• **What is being asked**
Copy exactly the lines from the one containing "Reproduce this chart" through the one containing "const FS = 18.5;", both included, and nothing else.

• **Available records**

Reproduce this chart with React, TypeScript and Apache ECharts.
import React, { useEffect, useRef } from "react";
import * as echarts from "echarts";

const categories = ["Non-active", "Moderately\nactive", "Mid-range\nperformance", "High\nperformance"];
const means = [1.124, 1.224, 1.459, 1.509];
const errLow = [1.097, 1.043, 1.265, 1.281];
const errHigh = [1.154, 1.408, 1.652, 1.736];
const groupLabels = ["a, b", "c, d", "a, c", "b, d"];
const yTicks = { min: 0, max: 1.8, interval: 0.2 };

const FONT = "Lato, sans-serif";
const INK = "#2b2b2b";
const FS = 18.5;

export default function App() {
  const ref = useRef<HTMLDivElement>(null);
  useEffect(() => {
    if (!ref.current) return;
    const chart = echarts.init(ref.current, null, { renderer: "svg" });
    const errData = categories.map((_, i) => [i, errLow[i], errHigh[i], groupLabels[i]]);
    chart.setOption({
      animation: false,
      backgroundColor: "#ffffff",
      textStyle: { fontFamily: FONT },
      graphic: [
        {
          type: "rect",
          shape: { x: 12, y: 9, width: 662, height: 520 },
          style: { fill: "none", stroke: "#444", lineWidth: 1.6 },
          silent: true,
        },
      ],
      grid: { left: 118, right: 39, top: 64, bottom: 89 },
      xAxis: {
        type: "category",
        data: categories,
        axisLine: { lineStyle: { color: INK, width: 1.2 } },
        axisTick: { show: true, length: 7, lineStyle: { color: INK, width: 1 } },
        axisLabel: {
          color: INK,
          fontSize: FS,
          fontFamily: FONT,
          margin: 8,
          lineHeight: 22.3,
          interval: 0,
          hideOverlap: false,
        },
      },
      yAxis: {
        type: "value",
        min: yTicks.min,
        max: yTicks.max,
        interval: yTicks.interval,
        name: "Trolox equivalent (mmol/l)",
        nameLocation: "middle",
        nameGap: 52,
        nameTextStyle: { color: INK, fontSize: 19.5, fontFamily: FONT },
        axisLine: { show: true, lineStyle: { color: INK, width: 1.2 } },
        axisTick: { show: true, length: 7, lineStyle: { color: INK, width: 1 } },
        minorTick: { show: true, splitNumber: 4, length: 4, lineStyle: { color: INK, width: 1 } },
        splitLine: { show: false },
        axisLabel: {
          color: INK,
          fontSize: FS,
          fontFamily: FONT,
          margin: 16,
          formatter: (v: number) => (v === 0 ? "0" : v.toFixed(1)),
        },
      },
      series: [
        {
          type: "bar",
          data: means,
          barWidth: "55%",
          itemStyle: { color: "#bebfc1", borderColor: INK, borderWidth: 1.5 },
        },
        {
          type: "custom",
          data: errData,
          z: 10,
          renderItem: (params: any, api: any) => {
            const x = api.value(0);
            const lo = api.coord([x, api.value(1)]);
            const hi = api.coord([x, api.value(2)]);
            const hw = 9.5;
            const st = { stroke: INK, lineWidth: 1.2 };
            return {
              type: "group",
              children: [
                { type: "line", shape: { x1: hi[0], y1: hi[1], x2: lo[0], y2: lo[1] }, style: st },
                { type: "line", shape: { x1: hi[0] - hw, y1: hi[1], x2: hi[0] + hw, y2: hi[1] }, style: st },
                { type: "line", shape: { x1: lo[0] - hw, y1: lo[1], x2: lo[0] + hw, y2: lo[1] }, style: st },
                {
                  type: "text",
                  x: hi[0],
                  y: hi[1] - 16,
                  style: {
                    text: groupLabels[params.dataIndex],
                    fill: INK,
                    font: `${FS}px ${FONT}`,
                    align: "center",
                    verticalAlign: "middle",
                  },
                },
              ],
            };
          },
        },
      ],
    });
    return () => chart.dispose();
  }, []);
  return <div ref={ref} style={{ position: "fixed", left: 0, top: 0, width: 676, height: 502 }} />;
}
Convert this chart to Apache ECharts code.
--
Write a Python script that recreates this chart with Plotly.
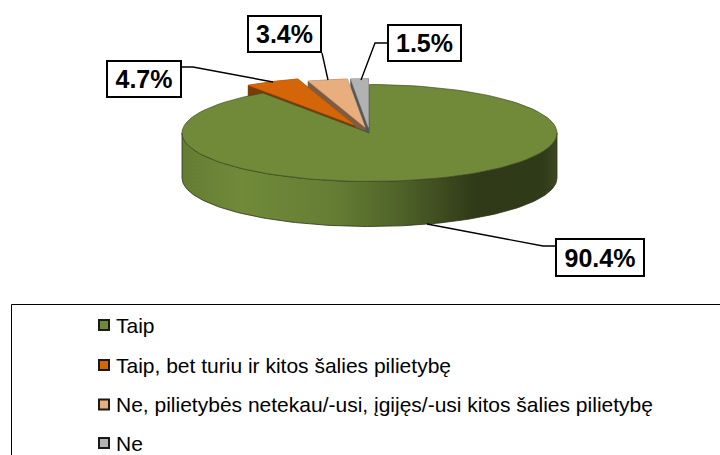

• **Answer to this problem**
Reproduce this chart with React, TypeScript and Apache ECharts.
import React, { useEffect, useRef } from "react";
import * as echarts from "echarts";

const categories = ["Non-active", "Moderately\nactive", "Mid-range\nperformance", "High\nperformance"];
const means = [1.124, 1.224, 1.459, 1.509];
const errLow = [1.097, 1.043, 1.265, 1.281];
const errHigh = [1.154, 1.408, 1.652, 1.736];
const groupLabels = ["a, b", "c, d", "a, c", "b, d"];
const yTicks = { min: 0, max: 1.8, interval: 0.2 };

const FONT = "Lato, sans-serif";
const INK = "#2b2b2b";
const FS = 18.5;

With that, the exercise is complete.